Unsurprisingly, for a production with the real Knox on board as executive producer and creative partner, it’s a sympathetic portrait, reminding us how she appeared to Italian investigators and the world’s press: a self-absorbed young woman, kissing her boyfriend outside the house where her friend’s body still lay. That scene is given fresh context here, revealing Knox numb with shock, Sollecito trying to comfort her, the frowning police looking on all the while.
If Knox realised too late that the self-assuredness that had always served her was to be her undoing – “Lawyers?
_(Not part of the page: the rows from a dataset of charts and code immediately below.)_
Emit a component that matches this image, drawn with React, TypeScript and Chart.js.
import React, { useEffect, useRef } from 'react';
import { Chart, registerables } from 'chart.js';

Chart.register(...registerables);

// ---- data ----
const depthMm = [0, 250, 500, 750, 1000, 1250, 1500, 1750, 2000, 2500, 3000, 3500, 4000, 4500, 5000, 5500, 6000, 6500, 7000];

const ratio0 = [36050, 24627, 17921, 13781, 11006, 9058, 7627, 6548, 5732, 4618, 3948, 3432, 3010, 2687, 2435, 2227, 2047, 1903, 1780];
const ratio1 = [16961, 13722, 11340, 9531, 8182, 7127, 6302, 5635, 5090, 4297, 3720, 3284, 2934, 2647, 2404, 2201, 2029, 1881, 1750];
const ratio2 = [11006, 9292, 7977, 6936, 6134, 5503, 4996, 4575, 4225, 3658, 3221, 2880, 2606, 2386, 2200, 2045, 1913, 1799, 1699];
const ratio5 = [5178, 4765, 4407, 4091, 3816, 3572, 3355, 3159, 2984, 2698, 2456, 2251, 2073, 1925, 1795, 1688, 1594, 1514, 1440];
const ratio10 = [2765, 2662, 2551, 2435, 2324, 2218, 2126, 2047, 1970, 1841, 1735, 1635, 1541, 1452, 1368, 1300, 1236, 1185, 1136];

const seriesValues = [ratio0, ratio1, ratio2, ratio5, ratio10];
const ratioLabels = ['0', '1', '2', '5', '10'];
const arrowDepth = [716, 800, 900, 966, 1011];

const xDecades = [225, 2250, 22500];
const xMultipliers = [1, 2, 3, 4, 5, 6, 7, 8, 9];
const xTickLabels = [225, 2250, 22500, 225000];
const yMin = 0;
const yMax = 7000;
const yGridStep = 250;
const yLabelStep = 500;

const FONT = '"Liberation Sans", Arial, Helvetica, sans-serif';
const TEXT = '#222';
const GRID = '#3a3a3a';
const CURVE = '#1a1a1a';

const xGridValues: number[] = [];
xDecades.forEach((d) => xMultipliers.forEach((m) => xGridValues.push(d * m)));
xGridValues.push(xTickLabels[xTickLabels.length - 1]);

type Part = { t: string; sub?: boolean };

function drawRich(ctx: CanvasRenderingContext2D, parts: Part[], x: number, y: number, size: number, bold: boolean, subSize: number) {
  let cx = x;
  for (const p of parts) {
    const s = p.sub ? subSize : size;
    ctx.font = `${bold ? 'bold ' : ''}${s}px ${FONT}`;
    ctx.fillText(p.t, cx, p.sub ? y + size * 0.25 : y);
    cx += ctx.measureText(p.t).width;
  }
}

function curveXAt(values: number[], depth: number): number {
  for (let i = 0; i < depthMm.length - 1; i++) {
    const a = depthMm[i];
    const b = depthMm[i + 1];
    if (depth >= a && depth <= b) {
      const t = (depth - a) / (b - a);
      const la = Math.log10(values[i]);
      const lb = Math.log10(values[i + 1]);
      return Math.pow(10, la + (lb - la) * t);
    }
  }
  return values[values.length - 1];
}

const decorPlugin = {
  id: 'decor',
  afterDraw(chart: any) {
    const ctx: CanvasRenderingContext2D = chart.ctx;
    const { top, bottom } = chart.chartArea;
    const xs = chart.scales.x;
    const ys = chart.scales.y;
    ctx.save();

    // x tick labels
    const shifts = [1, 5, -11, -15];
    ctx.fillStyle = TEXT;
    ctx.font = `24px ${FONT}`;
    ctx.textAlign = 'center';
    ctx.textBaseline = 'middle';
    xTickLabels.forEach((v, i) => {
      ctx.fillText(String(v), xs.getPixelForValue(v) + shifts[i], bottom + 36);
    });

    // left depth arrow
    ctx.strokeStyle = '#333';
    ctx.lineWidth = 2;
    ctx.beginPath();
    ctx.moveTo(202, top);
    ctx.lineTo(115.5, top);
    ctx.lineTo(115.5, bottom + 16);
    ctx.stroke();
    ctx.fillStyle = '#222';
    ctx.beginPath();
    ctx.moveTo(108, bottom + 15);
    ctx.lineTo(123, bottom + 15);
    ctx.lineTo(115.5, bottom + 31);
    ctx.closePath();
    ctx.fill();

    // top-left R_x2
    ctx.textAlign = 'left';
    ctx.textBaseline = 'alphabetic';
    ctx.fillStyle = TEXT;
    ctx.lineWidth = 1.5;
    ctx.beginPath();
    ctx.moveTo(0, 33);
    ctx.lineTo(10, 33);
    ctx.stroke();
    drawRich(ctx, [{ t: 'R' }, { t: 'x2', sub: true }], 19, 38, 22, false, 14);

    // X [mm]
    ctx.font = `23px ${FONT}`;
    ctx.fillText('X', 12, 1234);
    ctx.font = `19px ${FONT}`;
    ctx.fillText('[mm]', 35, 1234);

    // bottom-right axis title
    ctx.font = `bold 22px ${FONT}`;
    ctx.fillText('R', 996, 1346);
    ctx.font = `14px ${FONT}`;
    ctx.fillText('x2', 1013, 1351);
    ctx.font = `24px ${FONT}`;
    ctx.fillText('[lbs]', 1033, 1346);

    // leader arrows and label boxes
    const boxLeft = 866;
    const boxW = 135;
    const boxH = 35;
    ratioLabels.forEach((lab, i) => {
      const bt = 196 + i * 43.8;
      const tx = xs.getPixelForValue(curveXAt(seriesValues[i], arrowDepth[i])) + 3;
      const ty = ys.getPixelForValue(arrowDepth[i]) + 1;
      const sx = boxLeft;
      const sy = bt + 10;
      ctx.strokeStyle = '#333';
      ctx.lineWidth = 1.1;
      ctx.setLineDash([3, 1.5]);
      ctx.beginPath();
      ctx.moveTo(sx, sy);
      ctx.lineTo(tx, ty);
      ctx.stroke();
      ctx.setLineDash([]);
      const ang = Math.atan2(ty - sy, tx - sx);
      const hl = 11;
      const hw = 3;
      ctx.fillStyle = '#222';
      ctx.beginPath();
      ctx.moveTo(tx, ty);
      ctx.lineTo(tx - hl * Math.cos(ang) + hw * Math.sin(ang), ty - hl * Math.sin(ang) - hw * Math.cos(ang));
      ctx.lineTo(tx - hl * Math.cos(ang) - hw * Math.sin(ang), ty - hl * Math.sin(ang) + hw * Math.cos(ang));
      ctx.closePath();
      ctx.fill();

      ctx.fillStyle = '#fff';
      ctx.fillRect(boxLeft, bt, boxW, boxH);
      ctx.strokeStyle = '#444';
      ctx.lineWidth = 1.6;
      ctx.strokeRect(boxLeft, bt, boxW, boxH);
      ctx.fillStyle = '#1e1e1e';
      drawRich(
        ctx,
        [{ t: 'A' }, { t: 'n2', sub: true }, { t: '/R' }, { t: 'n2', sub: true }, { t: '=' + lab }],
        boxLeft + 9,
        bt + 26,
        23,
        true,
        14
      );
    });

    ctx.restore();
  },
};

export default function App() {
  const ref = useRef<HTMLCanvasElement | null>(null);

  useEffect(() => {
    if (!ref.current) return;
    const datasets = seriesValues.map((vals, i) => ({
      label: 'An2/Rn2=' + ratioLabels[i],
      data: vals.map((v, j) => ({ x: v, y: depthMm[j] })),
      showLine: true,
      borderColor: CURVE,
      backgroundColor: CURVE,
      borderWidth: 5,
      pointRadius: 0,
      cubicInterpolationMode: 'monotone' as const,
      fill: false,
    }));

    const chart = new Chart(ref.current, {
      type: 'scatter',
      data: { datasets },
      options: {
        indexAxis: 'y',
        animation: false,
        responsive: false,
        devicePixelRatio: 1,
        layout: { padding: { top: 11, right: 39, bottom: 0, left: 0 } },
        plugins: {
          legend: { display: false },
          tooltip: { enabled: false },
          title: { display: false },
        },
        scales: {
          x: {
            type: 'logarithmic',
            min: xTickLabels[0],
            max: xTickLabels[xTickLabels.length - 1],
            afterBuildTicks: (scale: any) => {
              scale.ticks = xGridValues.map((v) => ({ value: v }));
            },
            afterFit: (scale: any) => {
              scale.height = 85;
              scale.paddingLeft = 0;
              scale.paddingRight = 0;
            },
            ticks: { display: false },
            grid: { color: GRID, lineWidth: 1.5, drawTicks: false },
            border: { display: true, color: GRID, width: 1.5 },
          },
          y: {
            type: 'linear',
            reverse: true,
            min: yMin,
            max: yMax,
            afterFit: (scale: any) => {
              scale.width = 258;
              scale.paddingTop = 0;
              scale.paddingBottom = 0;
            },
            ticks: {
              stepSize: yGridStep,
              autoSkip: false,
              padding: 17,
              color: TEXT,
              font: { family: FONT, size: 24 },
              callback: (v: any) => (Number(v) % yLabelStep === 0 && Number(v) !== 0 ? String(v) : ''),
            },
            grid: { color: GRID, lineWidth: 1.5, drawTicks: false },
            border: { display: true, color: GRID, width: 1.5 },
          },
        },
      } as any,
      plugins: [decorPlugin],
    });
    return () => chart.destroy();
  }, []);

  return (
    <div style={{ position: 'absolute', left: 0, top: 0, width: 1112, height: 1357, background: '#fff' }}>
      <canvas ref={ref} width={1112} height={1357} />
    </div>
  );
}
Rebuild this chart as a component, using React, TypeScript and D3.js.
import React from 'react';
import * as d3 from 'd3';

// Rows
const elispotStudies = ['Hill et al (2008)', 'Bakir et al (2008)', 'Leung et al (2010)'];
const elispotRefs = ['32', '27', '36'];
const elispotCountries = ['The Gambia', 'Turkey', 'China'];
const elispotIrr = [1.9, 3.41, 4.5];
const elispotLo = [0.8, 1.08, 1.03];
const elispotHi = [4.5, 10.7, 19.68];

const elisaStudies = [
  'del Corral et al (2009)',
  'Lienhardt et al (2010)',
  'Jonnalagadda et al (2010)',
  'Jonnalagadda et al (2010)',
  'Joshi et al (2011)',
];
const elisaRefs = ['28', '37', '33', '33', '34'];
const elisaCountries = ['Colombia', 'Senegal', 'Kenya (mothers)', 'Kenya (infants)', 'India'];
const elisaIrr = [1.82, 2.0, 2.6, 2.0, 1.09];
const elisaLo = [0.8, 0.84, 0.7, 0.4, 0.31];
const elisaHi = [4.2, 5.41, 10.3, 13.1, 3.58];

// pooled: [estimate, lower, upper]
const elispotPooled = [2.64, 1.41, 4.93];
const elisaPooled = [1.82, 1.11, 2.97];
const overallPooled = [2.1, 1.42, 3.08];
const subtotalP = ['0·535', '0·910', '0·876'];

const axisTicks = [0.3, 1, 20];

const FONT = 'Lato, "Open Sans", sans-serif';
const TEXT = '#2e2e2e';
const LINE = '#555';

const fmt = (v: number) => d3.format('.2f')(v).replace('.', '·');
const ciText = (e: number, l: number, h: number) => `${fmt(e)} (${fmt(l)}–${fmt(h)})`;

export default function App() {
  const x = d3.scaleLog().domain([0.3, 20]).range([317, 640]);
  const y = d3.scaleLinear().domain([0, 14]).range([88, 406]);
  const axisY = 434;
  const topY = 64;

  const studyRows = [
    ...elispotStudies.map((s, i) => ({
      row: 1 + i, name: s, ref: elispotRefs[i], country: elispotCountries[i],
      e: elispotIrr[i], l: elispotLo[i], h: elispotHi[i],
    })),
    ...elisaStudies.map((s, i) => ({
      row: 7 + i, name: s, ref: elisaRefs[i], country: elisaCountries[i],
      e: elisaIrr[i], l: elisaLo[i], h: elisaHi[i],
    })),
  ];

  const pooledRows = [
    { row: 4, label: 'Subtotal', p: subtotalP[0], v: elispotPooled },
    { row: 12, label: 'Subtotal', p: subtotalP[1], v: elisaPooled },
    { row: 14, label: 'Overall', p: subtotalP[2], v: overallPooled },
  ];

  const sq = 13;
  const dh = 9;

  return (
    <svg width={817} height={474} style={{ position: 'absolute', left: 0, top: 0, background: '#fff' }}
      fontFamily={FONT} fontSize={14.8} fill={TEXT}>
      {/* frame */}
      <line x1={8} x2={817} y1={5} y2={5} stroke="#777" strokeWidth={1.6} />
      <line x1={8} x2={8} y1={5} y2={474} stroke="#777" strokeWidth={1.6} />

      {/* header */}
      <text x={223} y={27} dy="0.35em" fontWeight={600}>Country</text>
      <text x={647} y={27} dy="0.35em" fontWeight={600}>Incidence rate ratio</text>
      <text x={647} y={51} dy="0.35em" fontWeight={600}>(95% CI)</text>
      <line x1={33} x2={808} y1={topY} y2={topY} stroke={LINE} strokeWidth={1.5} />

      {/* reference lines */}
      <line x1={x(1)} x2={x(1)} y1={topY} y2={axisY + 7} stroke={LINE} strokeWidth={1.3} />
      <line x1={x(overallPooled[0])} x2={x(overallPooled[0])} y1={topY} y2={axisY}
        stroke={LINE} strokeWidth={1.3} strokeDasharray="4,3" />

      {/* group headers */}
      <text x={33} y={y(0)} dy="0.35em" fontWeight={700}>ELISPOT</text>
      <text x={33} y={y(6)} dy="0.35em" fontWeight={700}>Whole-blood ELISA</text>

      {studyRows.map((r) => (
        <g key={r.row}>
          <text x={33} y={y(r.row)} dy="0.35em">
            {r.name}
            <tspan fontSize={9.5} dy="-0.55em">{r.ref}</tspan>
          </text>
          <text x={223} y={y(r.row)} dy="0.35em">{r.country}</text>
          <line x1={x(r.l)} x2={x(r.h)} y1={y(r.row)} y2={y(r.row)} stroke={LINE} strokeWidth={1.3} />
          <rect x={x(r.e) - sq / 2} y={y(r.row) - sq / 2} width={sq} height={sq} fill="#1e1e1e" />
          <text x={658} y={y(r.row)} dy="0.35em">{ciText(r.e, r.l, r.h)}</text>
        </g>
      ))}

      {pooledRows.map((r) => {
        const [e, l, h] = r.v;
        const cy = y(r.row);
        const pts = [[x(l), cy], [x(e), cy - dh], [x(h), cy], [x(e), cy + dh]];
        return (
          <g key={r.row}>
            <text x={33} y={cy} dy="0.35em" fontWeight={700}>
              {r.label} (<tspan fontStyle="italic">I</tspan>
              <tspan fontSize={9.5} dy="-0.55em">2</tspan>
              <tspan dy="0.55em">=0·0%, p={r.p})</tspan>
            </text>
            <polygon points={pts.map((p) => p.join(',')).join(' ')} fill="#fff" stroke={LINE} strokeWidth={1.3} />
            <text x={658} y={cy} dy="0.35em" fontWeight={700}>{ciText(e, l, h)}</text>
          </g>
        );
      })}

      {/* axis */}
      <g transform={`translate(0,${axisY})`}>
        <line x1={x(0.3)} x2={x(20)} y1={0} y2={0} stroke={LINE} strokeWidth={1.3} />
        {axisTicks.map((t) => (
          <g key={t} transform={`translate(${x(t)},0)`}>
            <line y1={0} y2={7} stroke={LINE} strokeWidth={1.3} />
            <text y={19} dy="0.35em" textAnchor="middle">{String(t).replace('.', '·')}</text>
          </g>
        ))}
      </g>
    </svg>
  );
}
I don’t need lawyers” – it doesn’t take a huge empathetic leap to imagine being in police cross-hairs in a foreign country, going without sleep, understanding one word in five of questions asked in an alien tongue, struggling to convey that “See you later” doesn’t literally mean “See you later”. The drama’s strength is in its detail, painstakingly reconstructing how Knox ended up in her dire situation, describing herself with understatement as “multi confusione”, leaving you wanting to shout, “Get a lawyer!”
It used to be that the victors got to narrate history, now it’s those telegenic or interesting enough to attract a film or TV crew. Knox isn’t the first to have her wrong, and its belated righting, brought to screen. Disparate figures, from Lindy “a dingo stole my baby” Chamberlain to the Guildford Four, have seen their stories told. (Less tragic, but equally notorious, is Monica Lewinsky, who is an exec producer on Disney’s Knox saga.) Why do they need it? Isn’t freedom enough? Who cares what strangers think?
The answer: long before “cancellation” was a thing (whereby nobody actually gets cancelled, they just hole up on another platform), these people were wronged not just by circumstance, but in the court of public opinion. Reaching big audiences is the only way to reverse that, and secure vindication – even as we remember that, for many of those involved in these stories, the suffering continues long after any credits roll.